Open lizzieinvancouver opened 1 year ago
I was fixing a small issue with spp names (issue #449) and noticed an entire cleaning file is gone. I used:
git log --full-history -- analyses/cleaning/clean_duplicates.R
to track back to here and I think this accidentally deleted by @DeirdreLoughnan here which is commit 85ae4d88863e71335d023e0ba14235dcfd25a5fd ...
Sorry @FaithJones I don't think you should be on this issue, as you were just deleting this file via a merge (see commit 605039e2a1da54647cfe6c1d08bdd67fa89b8ffb).
In commit # d2c70339fd8ebabb8bf076d4166c7c6ffc380de6 ... I added it back in by just copying and pasting from when it was delete (see here for exactly what I copied).
The previous commit before the deletion appears to be from 2017.
Re-run ... deletes 234 rows, which (according to our August 2019 notes) is 5 less (was 239) than before we deleted cleaning/clean_duplicates.R in Jan 2021, but the best we can do. See commit # 45ded0f1211b76522ac208b9be0aa6c60f86f287 for updated data.
@DeirdreLoughnan Could you review this issue and double-check my thinking that maybe a mistaken deletion you did when working on the clean_duplicates for traitors (check the commit links I have)? I know it was a while ago, but see what you think ....
Could you also do a quick comparison of ospree_clean.csv as we have it now versus the August 2020 version (you can download the old version by either grabbing/renaming what you have now before you git pull my changes) with the new version -- see here for the history of commits on this file. Thanks!
I am not sure how best to handle this ... we likely should rerun EVERYTHING with the updated data to be safe.... that would mean redoing everything in this file. To discuss once we hear what @DeirdreLoughnan finds.
@lizzieinvancouver I am so sorry, this is a huge mistake on my part and not something I remember doing on purpose!
I will also see if I can get the original version from off of my old hard drive and compare it to the current files.
@lizzieinvancouver again I am really sorry for all the trouble this mistake has caused!
I was able to get a copy of analyses/cleaning/clean_duplicates.R off of my hard drive. The oldest version I have is from January 17, 2019, long before I ever modified it.
When I source this code in the cleaning/cleanmerge_all.R file I also get 234 rows of data being removed.
I also compared different versions of the ospree_clean.csv file. The version of the file that I had previously, which for me was Oct 9, 2020 (I must not have pulled frequently back then...the version I have before this is May 13 2020), seems to be the exact same as the version that you just pushed.
I even double checked this and used the FileMerge program on my old Mac and the only differences between my old version 2020 version of ospree_clean.csv and the new is that the species epithet from Malyshev18 was changed from "pseudolatanus" to "pseudoplatanus".
is it possible that the note from August 22 2020 is wrong?

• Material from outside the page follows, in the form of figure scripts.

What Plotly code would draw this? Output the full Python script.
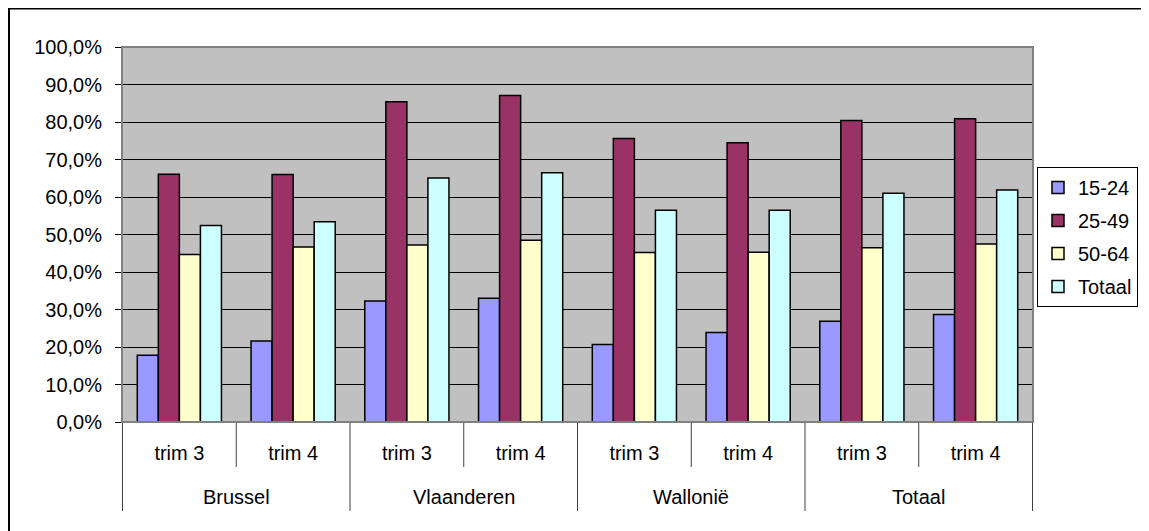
import plotly.graph_objects as go

regions = ["Brussel", "Brussel", "Vlaanderen", "Vlaanderen", "Wallonië", "Wallonië", "Totaal", "Totaal"]
trims = ["trim 3", "trim 4", "trim 3", "trim 4", "trim 3", "trim 4", "trim 3", "trim 4"]

age_15_24 = [17.8, 21.6, 32.3, 33.0, 20.7, 23.9, 26.9, 28.7]
age_25_49 = [66.1, 66.0, 85.4, 87.1, 75.6, 74.5, 80.4, 80.9]
age_50_64 = [44.7, 46.7, 47.2, 48.5, 45.2, 45.3, 46.5, 47.5]
totaal = [52.4, 53.4, 65.1, 66.5, 56.5, 56.5, 61.0, 61.9]

series = [
    ("15-24", age_15_24, "#9999FF"),
    ("25-49", age_25_49, "#993366"),
    ("50-64", age_50_64, "#FFFFCC"),
    ("Totaal", totaal, "#CCFFFF"),
]

# page body has an 8px margin; figure sized to fit the 1149x531 window
W, H = 1141, 523
ml, mr, mt, mb = 114, 116, 39, 109
pw, ph = W - ml - mr, H - mt - mb

cats = [f"{r} | {t}" for r, t in zip(regions, trims)]

fig = go.Figure()
for name, vals, col in series:
    fig.add_trace(go.Bar(
        x=cats, y=vals, name=name, legendgroup=name,
        marker=dict(color=col, line=dict(color="black", width=1.5)),
    ))

font = "Liberation Sans, Arial, sans-serif"
divc = "#404040"

shapes = []
annotations = []
# dividers: short between trims, long between regions (and at both ends)
for i in range(len(cats) + 1):
    pos = i - 0.5
    outer = (i == 0 or i == len(cats) or regions[i - 1] != regions[i])
    L = 89 if outer else 45
    shapes.append(dict(type="line", xref="x", yref="paper",
                       x0=pos, x1=pos, y0=0, y1=-L / ph,
                       line=dict(color=divc, width=1)))
# region labels
seen = []
for r in regions:
    if r not in seen:
        seen.append(r)
for r in seen:
    idx = [i for i, rr in enumerate(regions) if rr == r]
    annotations.append(dict(x=sum(idx) / len(idx), xref="x", y=-75 / ph, yref="paper",
                            text=r, showarrow=False, xanchor="center", yanchor="middle",
                            font=dict(size=20, family=font, color="black")))
# plot area frame
shapes.append(dict(type="rect", xref="paper", yref="paper", x0=0, x1=1, y0=0, y1=1,
                   line=dict(color="#808080", width=2), layer="above"))
# outer chart border
shapes.append(dict(type="rect", xref="paper", yref="paper",
                   x0=(1 - ml) / pw, x1=1.3, y0=-0.6, y1=(mt + ph - 0.5) / ph,
                   line=dict(color="black", width=2), layer="above"))

fig.update_layout(
    width=W, height=H,
    margin=dict(l=ml, r=mr, t=mt, b=mb, autoexpand=False),
    paper_bgcolor="white", plot_bgcolor="#C0C0C0",
    barmode="group", bargap=0.26, bargroupgap=0,
    separators=",.",
    font=dict(family=font, size=20, color="black"),
    xaxis=dict(type="category", tickvals=cats, ticktext=trims,
               showline=True, linecolor="black", linewidth=1,
               ticks="outside", ticklen=13, tickcolor="rgba(0,0,0,0)",
               tickfont=dict(size=20, family=font), showgrid=False),
    yaxis=dict(range=[0, 100], dtick=10, tickformat=".1f", ticksuffix="%",
               showline=True, linecolor="black", linewidth=1,
               ticks="outside", ticklen=6, tickcolor="black",
               ticklabelstandoff=9,
               gridcolor="black", gridwidth=1, zeroline=False,
               tickfont=dict(size=20, family=font)),
    legend=dict(x=(1130 - ml) / pw, xanchor="right", y=(mt + ph - 159) / ph, yanchor="top",
                bordercolor="black", borderwidth=1, bgcolor="white",
                font=dict(size=20, family=font), tracegroupgap=4),
    shapes=shapes,
    annotations=annotations,
)

fig.write_html("out.html")
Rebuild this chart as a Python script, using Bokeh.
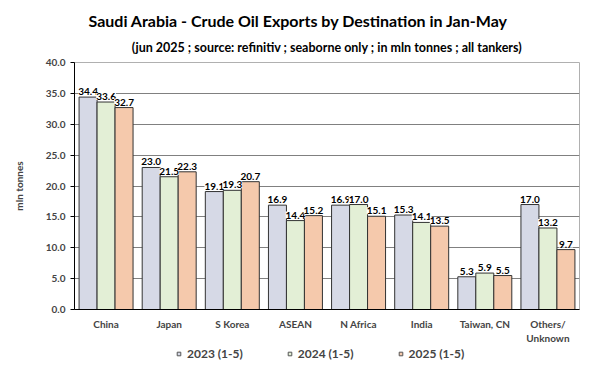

Let me know how else I can help fix the mess my mistake caused!
I am so sorry, this is a huge mistake on my part and not something I remember doing on purpose!
@DeirdreLoughnan This is not a huge mistake at all! I can easily see how it may have happened and no matter how it happened, it could have happened to anyone. I am just skimming your other reply now as I have to run to a meeting, but it could be that the Aug 2020 note was wrong ... thanks for all your effort on this and I will look more later.
@DeirdreLoughnan
When I source this code in the cleaning/cleanmerge_all.R file I also get 234 rows of data being removed.
is it possible that the note from August 22 2020 is wrong?
Definitely possible! I started those notes to keep somewhat track sometimes, but we were not committed to them nor always careful about updating them, but we never put in print commands or such, so lots of room for human error.
I also compared different versions of the ospree_clean.csv file. The version of the file that I had previously, which for me was Oct 9, 2020 (I must not have pulled frequently back then...the version I have before this is May 13 2020), seems to be the exact same as the version that you just pushed.
I even double checked this and used the FileMerge program on my old Mac and the only differences between my old version 2020 version of ospree_clean.csv and the new is that the species epithet from Malyshev18 was changed from "pseudolatanus" to "pseudoplatanus".
Thank you! I just pulled an older ospree_clean versus yesterday's and compared too. I found lots of special character differences (oy, the town of As is a pain) and then the pseudoplatanus (which started all this) but nothing else. So I think we're good! We'll just have to try to update all the data someday. I will leave this open until then.
@cchambe12 updated the chilling files -- yay! But I am getting an error in bb_cleanmergeall.R ...
here ...
> source("bb_analysis/cleaning/clean_ambientforcingfromdailyclimate.R") # 4 Dec 11959: (still 11404)
Error in if (length(unique(clim.i$year == year.end.i & clim.i$doy == doy.end.i)) == :
the condition has length > 1
In clean_ambientforcingfromdailyclimate.R I am fairly sure it's happening here:
else if (length(unique(clim.i$year==year.end.i & clim.i$doy==doy.end.i))==1 & unique(clim.i$year==year.end.i & clim.i$doy==doy.end.i)==FALSE){
at i=49 ... but I cannot track down why exactly. @cchambe12 if you have any ideas, let me know.
@lizzieinvancouver For some reason I didn't get an error... which feels weird to me! I pushed the new cleaned ospree data to the repo and am doing some checks now but I think it looks okay
Yes! Seems okay!
I assume unintentionally ...